> [EXERCISE DIRECTIONS]: Select each line where the word "this" appears.

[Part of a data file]
◆ ◆ ◆

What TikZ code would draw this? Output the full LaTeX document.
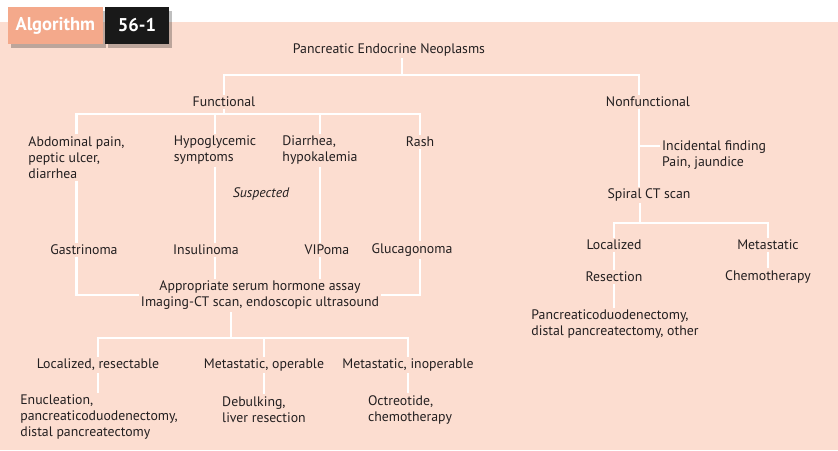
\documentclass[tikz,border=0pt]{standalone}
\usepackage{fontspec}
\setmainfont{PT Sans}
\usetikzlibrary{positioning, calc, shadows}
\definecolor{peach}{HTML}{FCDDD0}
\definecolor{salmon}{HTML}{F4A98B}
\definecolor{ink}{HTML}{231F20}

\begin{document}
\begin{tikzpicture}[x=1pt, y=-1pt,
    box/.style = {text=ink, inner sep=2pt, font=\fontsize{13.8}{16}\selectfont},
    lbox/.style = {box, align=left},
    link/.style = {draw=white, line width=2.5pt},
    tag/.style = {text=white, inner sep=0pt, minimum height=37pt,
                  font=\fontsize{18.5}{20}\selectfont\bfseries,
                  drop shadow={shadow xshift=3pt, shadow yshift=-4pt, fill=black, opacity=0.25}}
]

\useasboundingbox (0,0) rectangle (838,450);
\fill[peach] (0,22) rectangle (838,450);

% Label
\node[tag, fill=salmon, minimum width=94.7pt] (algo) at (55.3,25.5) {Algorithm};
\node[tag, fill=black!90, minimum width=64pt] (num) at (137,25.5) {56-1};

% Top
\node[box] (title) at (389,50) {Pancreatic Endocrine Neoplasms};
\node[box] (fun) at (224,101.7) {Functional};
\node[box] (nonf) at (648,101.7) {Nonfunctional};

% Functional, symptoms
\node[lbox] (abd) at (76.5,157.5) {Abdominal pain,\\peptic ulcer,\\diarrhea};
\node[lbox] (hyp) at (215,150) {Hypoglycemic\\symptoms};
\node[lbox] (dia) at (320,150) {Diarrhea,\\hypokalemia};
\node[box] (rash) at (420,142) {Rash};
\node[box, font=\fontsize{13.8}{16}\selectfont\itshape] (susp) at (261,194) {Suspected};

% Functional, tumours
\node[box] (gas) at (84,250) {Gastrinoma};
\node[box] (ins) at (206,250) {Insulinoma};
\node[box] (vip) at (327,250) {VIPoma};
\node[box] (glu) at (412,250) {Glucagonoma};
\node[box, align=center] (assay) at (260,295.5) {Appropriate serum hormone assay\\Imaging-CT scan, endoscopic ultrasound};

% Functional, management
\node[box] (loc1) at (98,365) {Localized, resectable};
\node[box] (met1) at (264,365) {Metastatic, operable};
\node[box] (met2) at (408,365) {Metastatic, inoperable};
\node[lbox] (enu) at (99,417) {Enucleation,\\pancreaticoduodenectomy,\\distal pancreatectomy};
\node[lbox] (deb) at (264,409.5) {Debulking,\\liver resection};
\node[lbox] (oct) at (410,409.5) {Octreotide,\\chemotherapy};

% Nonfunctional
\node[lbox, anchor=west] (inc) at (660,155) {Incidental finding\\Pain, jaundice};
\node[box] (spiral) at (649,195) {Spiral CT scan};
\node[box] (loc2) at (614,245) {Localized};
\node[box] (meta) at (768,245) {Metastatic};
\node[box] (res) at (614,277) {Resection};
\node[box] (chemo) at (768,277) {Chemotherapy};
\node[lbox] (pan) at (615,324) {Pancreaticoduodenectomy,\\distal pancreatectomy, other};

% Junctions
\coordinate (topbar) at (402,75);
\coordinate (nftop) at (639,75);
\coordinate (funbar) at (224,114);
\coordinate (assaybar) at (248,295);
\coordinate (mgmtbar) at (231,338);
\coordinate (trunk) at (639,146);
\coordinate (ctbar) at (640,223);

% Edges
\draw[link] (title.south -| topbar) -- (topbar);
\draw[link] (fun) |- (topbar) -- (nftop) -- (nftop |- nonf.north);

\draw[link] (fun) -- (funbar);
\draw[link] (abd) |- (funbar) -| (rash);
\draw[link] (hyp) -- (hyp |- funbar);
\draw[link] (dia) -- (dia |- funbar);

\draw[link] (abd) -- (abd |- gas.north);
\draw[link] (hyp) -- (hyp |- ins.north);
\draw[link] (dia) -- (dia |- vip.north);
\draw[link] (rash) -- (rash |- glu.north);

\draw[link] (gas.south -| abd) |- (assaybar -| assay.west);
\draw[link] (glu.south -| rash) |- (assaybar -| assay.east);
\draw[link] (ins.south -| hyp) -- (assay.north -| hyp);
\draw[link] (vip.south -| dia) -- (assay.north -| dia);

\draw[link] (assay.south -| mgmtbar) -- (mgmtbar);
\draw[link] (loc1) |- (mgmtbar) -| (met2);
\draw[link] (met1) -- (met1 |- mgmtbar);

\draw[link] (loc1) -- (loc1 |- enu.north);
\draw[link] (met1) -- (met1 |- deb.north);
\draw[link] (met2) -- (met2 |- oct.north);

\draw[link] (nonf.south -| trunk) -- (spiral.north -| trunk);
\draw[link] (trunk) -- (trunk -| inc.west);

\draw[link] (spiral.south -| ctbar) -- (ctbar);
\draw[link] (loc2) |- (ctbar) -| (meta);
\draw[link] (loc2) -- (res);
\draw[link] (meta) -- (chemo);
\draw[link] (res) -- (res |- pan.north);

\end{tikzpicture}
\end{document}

◆ ◆ ◆

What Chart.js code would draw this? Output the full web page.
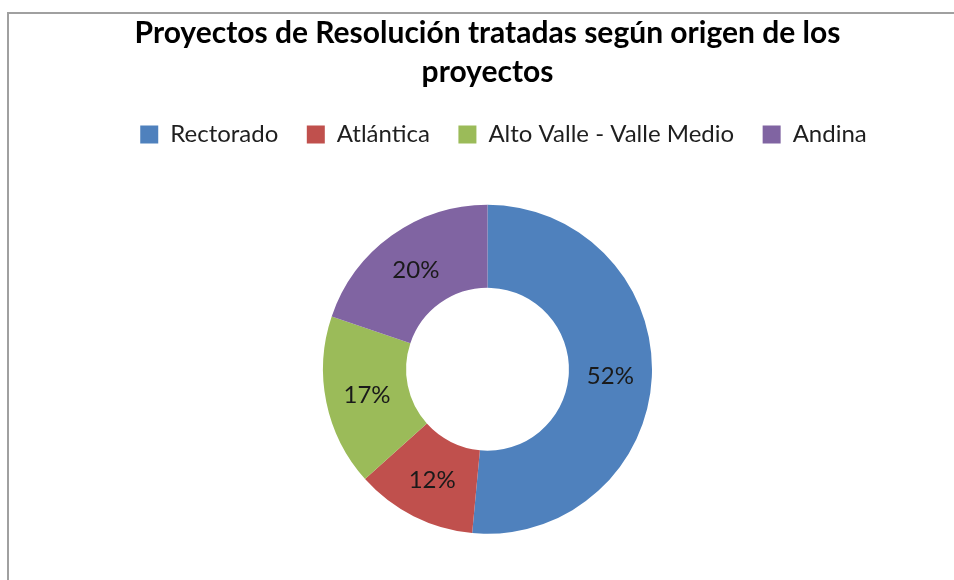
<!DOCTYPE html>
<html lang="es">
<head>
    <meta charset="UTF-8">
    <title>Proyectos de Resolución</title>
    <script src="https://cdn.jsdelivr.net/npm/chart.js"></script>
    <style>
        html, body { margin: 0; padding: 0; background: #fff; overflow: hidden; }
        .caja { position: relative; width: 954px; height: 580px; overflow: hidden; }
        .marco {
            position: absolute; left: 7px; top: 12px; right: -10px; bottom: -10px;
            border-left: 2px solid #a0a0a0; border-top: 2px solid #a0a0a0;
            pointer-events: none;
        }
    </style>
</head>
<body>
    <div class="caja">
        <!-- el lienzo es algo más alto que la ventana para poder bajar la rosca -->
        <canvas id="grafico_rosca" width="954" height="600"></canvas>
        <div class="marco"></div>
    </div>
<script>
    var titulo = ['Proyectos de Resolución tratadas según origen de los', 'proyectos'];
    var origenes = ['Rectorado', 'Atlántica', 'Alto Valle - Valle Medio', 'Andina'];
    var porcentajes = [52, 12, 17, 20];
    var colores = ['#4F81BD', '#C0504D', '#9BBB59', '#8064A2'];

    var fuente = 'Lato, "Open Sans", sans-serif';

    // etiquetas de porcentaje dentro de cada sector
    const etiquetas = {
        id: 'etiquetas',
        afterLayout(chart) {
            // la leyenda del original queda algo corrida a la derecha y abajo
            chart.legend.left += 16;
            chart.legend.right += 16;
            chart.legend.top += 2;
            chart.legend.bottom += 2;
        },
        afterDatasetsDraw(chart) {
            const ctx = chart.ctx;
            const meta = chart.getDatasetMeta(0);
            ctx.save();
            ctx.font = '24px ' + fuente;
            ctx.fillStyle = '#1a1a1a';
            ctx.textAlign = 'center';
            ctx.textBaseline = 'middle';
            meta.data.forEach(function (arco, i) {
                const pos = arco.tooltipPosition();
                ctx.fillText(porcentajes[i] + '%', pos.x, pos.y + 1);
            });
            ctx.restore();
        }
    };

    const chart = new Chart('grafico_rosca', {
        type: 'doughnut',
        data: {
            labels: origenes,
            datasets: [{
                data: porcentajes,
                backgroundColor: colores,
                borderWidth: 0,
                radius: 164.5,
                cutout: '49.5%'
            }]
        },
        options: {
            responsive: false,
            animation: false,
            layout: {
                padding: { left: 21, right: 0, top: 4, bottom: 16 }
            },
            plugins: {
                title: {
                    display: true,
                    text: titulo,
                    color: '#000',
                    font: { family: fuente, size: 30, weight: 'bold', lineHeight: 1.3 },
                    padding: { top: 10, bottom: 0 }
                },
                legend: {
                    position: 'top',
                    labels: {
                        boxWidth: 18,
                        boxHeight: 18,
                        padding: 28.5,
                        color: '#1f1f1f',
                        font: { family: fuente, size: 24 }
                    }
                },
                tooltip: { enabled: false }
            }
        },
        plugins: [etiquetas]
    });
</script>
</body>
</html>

◆ ◆ ◆

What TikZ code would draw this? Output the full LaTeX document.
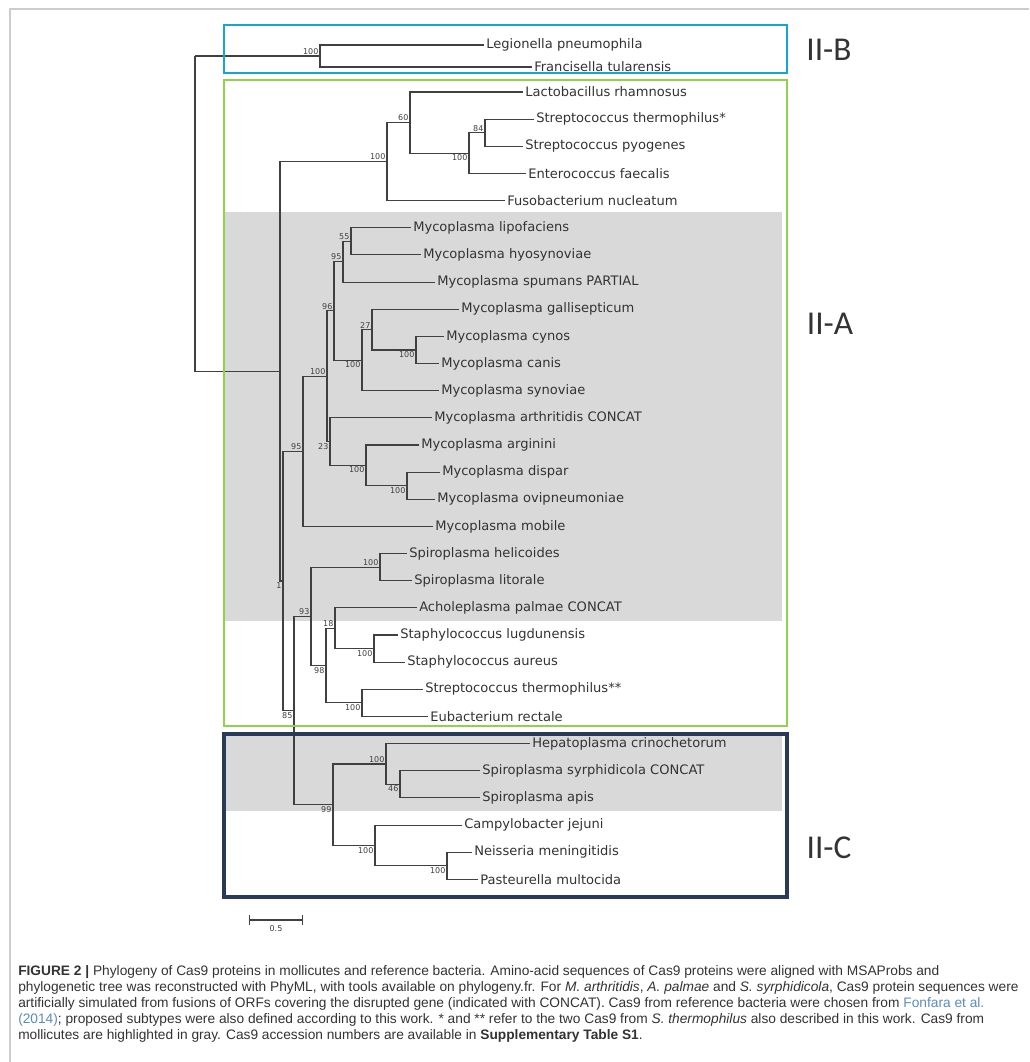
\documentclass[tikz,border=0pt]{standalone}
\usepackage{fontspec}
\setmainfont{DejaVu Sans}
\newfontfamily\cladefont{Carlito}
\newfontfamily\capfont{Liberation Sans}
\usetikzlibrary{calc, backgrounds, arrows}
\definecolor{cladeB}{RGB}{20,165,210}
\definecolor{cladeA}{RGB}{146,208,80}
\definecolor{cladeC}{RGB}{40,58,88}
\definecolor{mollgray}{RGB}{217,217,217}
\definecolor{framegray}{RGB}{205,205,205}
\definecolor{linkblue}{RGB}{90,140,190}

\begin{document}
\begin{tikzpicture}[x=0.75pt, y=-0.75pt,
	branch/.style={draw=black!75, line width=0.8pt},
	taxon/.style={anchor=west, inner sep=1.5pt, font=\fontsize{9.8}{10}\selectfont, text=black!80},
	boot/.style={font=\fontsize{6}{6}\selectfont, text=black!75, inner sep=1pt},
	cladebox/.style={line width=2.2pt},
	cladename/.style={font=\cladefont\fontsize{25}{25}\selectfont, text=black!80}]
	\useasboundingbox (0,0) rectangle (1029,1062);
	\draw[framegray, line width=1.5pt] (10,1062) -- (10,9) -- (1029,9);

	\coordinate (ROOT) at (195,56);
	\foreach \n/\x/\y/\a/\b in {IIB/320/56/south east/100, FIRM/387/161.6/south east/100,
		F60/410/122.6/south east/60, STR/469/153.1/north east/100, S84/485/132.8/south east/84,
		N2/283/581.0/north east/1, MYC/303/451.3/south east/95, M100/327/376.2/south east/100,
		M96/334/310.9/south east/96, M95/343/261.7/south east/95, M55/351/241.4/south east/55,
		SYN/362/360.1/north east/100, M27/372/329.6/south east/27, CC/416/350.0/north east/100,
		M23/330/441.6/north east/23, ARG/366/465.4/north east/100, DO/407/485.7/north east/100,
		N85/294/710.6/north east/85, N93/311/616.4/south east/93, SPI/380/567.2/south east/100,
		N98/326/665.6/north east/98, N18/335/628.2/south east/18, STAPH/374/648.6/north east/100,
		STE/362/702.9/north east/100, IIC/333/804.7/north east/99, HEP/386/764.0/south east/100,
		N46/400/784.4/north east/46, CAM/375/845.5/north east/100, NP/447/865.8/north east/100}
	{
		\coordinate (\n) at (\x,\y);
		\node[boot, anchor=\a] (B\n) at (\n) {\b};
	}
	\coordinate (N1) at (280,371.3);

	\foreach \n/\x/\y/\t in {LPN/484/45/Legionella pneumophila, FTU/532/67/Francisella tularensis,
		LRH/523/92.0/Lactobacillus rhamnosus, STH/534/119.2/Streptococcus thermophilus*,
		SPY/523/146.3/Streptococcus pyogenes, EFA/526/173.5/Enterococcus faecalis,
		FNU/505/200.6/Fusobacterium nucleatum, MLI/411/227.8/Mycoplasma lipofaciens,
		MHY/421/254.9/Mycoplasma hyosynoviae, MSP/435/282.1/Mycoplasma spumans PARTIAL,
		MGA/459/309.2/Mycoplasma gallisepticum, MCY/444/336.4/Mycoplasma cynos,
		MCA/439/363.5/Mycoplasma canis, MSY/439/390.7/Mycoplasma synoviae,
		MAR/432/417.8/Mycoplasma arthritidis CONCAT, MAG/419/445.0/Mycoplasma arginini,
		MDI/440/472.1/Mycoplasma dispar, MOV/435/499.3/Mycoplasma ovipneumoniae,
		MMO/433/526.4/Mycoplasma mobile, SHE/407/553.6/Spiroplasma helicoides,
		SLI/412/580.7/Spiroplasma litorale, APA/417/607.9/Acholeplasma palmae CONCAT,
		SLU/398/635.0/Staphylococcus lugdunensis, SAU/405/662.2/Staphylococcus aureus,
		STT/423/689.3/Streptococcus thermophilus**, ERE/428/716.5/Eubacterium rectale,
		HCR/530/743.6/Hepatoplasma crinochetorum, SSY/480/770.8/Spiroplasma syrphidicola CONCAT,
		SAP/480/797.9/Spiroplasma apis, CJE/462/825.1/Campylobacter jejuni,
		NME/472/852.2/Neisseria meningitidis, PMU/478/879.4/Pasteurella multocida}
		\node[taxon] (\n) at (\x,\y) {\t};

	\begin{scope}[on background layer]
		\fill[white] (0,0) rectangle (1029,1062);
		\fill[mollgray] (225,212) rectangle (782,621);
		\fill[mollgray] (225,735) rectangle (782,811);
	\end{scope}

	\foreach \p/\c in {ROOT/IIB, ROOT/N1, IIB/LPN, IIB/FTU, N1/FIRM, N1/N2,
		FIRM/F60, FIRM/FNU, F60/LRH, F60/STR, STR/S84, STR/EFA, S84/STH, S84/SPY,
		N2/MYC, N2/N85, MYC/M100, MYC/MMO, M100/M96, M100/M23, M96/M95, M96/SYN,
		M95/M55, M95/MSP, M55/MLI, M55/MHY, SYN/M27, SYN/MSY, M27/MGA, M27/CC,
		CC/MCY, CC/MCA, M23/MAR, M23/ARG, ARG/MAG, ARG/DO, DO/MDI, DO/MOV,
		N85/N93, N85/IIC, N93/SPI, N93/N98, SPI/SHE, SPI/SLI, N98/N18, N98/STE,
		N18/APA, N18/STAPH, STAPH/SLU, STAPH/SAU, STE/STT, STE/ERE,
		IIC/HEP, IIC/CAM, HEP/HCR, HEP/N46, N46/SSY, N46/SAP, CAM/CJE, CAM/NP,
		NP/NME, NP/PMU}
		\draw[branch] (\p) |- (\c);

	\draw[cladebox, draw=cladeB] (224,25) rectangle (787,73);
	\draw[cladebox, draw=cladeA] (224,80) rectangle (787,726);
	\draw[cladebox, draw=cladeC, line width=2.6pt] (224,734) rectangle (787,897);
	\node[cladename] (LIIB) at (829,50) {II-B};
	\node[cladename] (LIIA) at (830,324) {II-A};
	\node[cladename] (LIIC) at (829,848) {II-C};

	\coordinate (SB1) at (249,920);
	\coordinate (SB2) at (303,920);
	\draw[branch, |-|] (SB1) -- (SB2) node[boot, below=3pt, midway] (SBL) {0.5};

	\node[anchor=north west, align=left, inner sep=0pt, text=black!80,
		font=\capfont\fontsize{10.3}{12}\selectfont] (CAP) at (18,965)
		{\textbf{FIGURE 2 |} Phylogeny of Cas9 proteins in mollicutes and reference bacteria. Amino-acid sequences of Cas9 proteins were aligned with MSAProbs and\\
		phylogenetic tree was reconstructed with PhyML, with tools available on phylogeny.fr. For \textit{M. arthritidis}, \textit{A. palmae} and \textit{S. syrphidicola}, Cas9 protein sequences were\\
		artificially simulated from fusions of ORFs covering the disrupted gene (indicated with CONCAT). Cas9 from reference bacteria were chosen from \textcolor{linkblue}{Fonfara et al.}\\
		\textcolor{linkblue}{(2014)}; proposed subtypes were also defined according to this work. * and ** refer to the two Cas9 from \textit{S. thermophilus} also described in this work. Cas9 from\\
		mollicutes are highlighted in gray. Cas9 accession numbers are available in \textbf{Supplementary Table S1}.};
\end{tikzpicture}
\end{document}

◆ ◆ ◆

> [THE SOLUTION]:
What TikZ code would draw this? Output the full LaTeX document.
What Chart.js code would draw this? Output the full web page.
What TikZ code would draw this? Output the full LaTeX document.
		\textcolor{linkblue}{(2014)}; proposed subtypes were also defined according to this work. * and ** refer to the two Cas9 from \textit{S. thermophilus} also described in this work. Cas9 from\\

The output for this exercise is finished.